En Buenos Aires encontró otra familia sustituta que lo acompaña y lo guía en cada paso que da. A la red de apoyo se sumó también Juan Carlos Carretero, el director de la carrera de Abogacía en la Universidad de Flores y quien le dio un nuevo trabajo en su estudio jurídico y contable. “Estamos en contacto todos los días, más allá del vínculo laboral. La idea es contenerlo, estar presente, que no se sienta solo y sepa que hay alguien para cualquier cosa que necesite”, explica su jefe, que de a poco le fue dando más responsabilidad.
Omar trabaja por la mañana, estudia a la tarde y por la noche va a la universidad. Todo su sueldo lo destina a pagar el hotel familiar en el que vive. El resto de sus gastos lo cubren algunos “padrinos” como María Laura Tinelli, una argentina que vive en Londres que conoció su historia gracias a una amiga. “Invertir en Omar es la mejor opción que se puede hacer porque a lo largo de su vida puede modificar la realidad de su pueblo.
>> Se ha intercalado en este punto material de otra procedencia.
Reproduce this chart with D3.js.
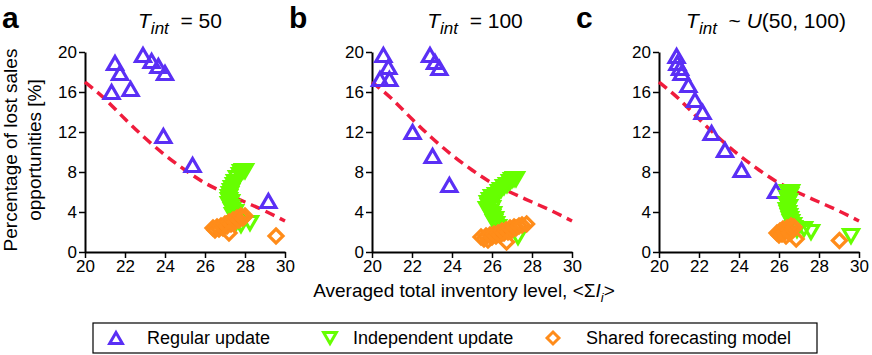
<!DOCTYPE html>
<html>
<head>
<meta charset="utf-8">
<script src="https://cdn.jsdelivr.net/npm/d3@7"></script>
<style>
  body { margin: 0; background: #fff; }
  svg { font-family: "Liberation Sans", Arial, sans-serif; }
</style>
</head>
<body>
<svg id="chart" width="872" height="355"></svg>
<script>
// Tick values
const xTicks = [20, 22, 24, 26, 28, 30];
const yTicks = [0, 4, 8, 12, 16, 20];

// Red dashed reference curve (same in every panel)
const curveX = [20, 21, 22, 23, 24, 25, 26, 27, 28, 29, 30];
const curveY = [17.0, 15.3, 13.3, 11.4, 9.7, 8.2, 6.9, 5.9, 5.0, 4.1, 3.1];

// Panel a: T_int = 50
const regularA = [[21.5, 18.9], [21.75, 17.9], [21.33, 16.0], [22.28, 16.3], [22.9, 19.7],
  [23.33, 19.1], [23.67, 18.6], [24.0, 17.9], [23.92, 11.6], [25.38, 8.7], [29.17, 5.1]];
const independentA = [[28.0, 8.1], [27.9, 8.1], [27.8, 8.0], [27.75, 7.7], [27.6, 7.4], [27.5, 7.0],
  [27.45, 6.7], [27.35, 6.4], [27.3, 6.1], [27.25, 5.8], [27.2, 5.5], [27.2, 5.2], [27.3, 5.0],
  [27.2, 4.8], [27.3, 4.5], [27.35, 4.2], [27.5, 4.0], [27.4, 3.7], [27.5, 3.5], [27.6, 3.3],
  [27.7, 3.1], [27.55, 2.9], [27.8, 2.7], [28.25, 2.9]];
const sharedA = [[26.4, 2.4], [26.5, 2.2], [26.6, 2.5], [26.7, 2.3], [26.8, 2.6], [26.9, 2.4],
  [27.0, 2.8], [27.1, 2.6], [27.2, 3.0], [27.3, 2.8], [27.4, 3.2], [27.5, 3.0], [27.6, 3.4],
  [27.7, 3.2], [27.8, 3.6], [27.9, 3.4], [28.0, 3.6], [27.2, 1.9], [29.55, 1.6]];

// Panel b: T_int = 100
const regularB = [[20.57, 19.7], [20.82, 18.5], [20.4, 17.3], [20.87, 17.3], [22.9, 19.7],
  [23.15, 19.0], [23.37, 18.4], [22.03, 12.0], [23.03, 9.6], [23.87, 6.7]];
const independentB = [[27.2, 7.3], [27.1, 7.3], [27.0, 7.2], [26.9, 7.0], [26.75, 6.7], [26.6, 6.5],
  [26.45, 6.2], [26.35, 6.0], [26.2, 5.7], [26.0, 5.5], [25.9, 5.2], [25.8, 4.9], [25.85, 4.6],
  [26.0, 4.4], [25.75, 4.3], [25.9, 4.0], [26.05, 3.8], [26.0, 3.5], [26.15, 3.3], [26.1, 3.0],
  [26.2, 2.8], [26.3, 2.5], [27.3, 1.5]];
const sharedB = [[25.45, 1.5], [25.6, 1.3], [25.7, 1.6], [25.8, 1.2], [25.9, 1.7], [26.0, 1.5],
  [26.1, 1.8], [26.2, 1.6], [26.3, 1.9], [26.4, 1.7], [26.5, 2.1], [26.6, 1.9], [26.7, 2.2],
  [26.8, 2.0], [26.9, 2.4], [27.0, 2.2], [27.1, 2.5], [27.2, 2.4], [27.35, 2.6], [27.5, 2.7],
  [27.73, 2.8], [26.73, 1.0]];

// Panel c: T_int ~ U(50, 100)
const regularC = [[20.88, 19.6], [20.92, 18.9], [21.05, 18.4], [21.13, 17.9], [21.47, 16.7],
  [21.8, 15.2], [22.18, 14.0], [22.63, 11.9], [23.3, 10.2], [24.13, 8.2], [25.85, 6.1]];
const independentC = [[26.45, 6.0], [26.6, 6.0], [26.55, 5.7], [26.45, 5.4], [26.5, 5.1], [26.4, 4.8],
  [26.5, 4.5], [26.4, 4.2], [26.45, 3.9], [26.5, 3.6], [26.55, 3.3], [26.6, 3.0], [26.7, 2.7],
  [26.75, 2.4], [26.9, 2.2], [27.25, 2.3], [27.6, 2.0], [29.6, 1.6]];
const sharedC = [[25.9, 1.9], [26.0, 1.7], [26.05, 2.1], [26.15, 1.8], [26.2, 2.3], [26.3, 2.0],
  [26.35, 1.6], [26.4, 2.4], [26.5, 2.2], [26.55, 1.9], [26.6, 2.6], [26.7, 2.3], [26.75, 2.5],
  [26.86, 1.3], [29.02, 1.15]];

const blue = "#5a2ff5", green = "#66ff00", orange = "#ff8c1a", red = "#f01c3c";

const panels = [
  { letter: "a", left: 85, title: [["T", "it"], ["int", "sub"], ["  = 50", ""]], titleX: 180,
    regular: regularA, independent: independentA, shared: sharedA },
  { letter: "b", left: 372, title: [["T", "it"], ["int", "sub"], ["  = 100", ""]], titleX: 475,
    regular: regularB, independent: independentB, shared: sharedB },
  { letter: "c", left: 659, title: [["T", "it"], ["int", "sub"], ["  ~ ", ""], ["U", "it"], ["(50, 100)", ""]], titleX: 766,
    regular: regularC, independent: independentC, shared: sharedC }
];

const svg = d3.select("#chart");
const plotW = 200, plotTop = 52, plotBottom = 252;

// marker shapes
const upTri = "M0,-6.5L7.5,6.5L-7.5,6.5Z";
const downTri = "M0,6.5L7.5,-6.5L-7.5,-6.5Z";
const diamond = "M0,-7L7,0L0,7L-7,0Z";

panels.forEach((p) => {
  const x = d3.scaleLinear().domain([20, 30]).range([p.left, p.left + plotW]);
  const y = d3.scaleLinear().domain([0, 20]).range([plotBottom, plotTop]);
  const g = svg.append("g");

  // axes
  const yAxis = g.append("g")
    .attr("transform", `translate(${p.left},0)`)
    .call(d3.axisLeft(y).tickValues(yTicks).tickSize(6).tickPadding(2).tickSizeOuter(0));
  const xAxis = g.append("g")
    .attr("transform", `translate(0,${plotBottom})`)
    .call(d3.axisBottom(x).tickValues(xTicks).tickSize(6).tickPadding(2).tickSizeOuter(0));
  [xAxis, yAxis].forEach((a) => {
    a.select(".domain").attr("stroke", "#000").attr("stroke-width", 2);
    a.selectAll(".tick line").attr("stroke", "#000").attr("stroke-width", 1.5);
    a.selectAll(".tick text").attr("fill", "#000").style("font-size", "17px")
      .style("font-family", "Liberation Sans, Arial, sans-serif");
  });

  // dashed curve
  const line = d3.line().x((d, i) => x(curveX[i])).y((d) => y(d)).curve(d3.curveMonotoneX);
  g.append("path")
    .datum(curveY)
    .attr("d", line)
    .attr("fill", "none")
    .attr("stroke", red)
    .attr("stroke-width", 3.5)
    .attr("stroke-dasharray", "10,6");

  // markers
  const drawMarkers = (data, shape, color) => {
    g.selectAll(null)
      .data(data)
      .enter()
      .append("path")
      .attr("d", shape)
      .attr("transform", (d) => `translate(${x(d[0])},${y(d[1])})`)
      .attr("fill", "none")
      .attr("stroke", color)
      .attr("stroke-width", 3.2)
      .attr("stroke-linejoin", "miter");
  };
  drawMarkers(p.regular, upTri, blue);
  drawMarkers(p.independent, downTri, green);
  drawMarkers(p.shared, diamond, orange);

  // panel letter
  svg.append("text")
    .attr("x", p.left - 83)
    .attr("y", 28)
    .style("font-size", "30px")
    .style("font-weight", "bold")
    .text(p.letter);

  // title with subscript
  const t = svg.append("text")
    .attr("x", p.titleX)
    .attr("y", 28)
    .attr("text-anchor", "middle")
    .style("font-size", "21px")
    .style("white-space", "pre");
  p.title.forEach(([s, kind]) => {
    const ts = t.append("tspan").text(s);
    if (kind === "it") ts.style("font-style", "italic");
    if (kind === "sub") ts.style("font-style", "italic").style("font-size", "17px").attr("dy", 6);
    if (kind === "" && s.startsWith(" ")) ts.attr("dy", -6);
  });
});

// y-axis label
const yl = svg.append("text")
  .attr("transform", "translate(0,150) rotate(-90)")
  .attr("text-anchor", "middle")
  .style("font-size", "19px");
yl.append("tspan").attr("x", 0).attr("y", 17).text("Percentage of lost sales");
yl.append("tspan").attr("x", 0).attr("y", 41).text("opportunities [%]");

// x-axis label
const xl = svg.append("text")
  .attr("x", 464)
  .attr("y", 297)
  .attr("text-anchor", "middle")
  .style("font-size", "19px");
xl.append("tspan").text("Averaged total inventory level, <\u03A3");
xl.append("tspan").style("font-style", "italic").text("I");
xl.append("tspan").style("font-style", "italic").style("font-size", "13px").attr("dy", 5).text("i");
xl.append("tspan").attr("dy", -5).text(">");

// legend
const legendItems = [
  { label: "Regular update", shape: upTri, color: blue, mx: 116, tx: 147 },
  { label: "Independent update", shape: downTri, color: green, mx: 330, tx: 353 },
  { label: "Shared forecasting model", shape: diamond, color: orange, mx: 553, tx: 586 }
];
svg.append("rect")
  .attr("x", 93).attr("y", 323).attr("width", 724).attr("height", 30)
  .attr("fill", "none").attr("stroke", "#000").attr("stroke-width", 1.2);
const lg = svg.selectAll(".legend-item").data(legendItems).enter().append("g").attr("class", "legend-item");
lg.append("path")
  .attr("d", (d) => d.shape)
  .attr("transform", (d) => `translate(${d.mx},338) scale(0.85)`)
  .attr("fill", "none")
  .attr("stroke", (d) => d.color)
  .attr("stroke-width", 3.5);
lg.append("text")
  .attr("x", (d) => d.tx)
  .attr("y", 344)
  .style("font-size", "18px")
  .text((d) => d.label);
</script>
</body>
</html>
Por eso hay que apoyar a los agentes catalizadores como él”, dice Tinelli.
Omar y Martín tienen la misma edad. Vienen de mundos diferentes, pero eso no les impidió convertirse en grandes amigos y tener un vínculo de hermanos. “Su mamá es como una segunda madre para mí. Martín siempre me invita a jugar a la pelota o a asados con sus amigos. Al principio me ayudó mucho en la carrera porque es abogado y tengo un grupo de compañeros suyos que me dan clases particulares”, cuenta Omar.
Su historia de vida es un ejemplo para otros chicos de Misión Chaqueña que quieren seguir sus pasos: ya hay dos jóvenes de la comunidad que gracias a Lewet Wichi se instalaron en Buenos Aires para estudiar y trabajar.
“Es como que tengo dos vidas. Yo sé que no hay que aflojar porque esto no lo hago por mí, sino por mi comunidad. Ya estoy a la mitad de camino y tengo que seguir”, concluye Omar convencido.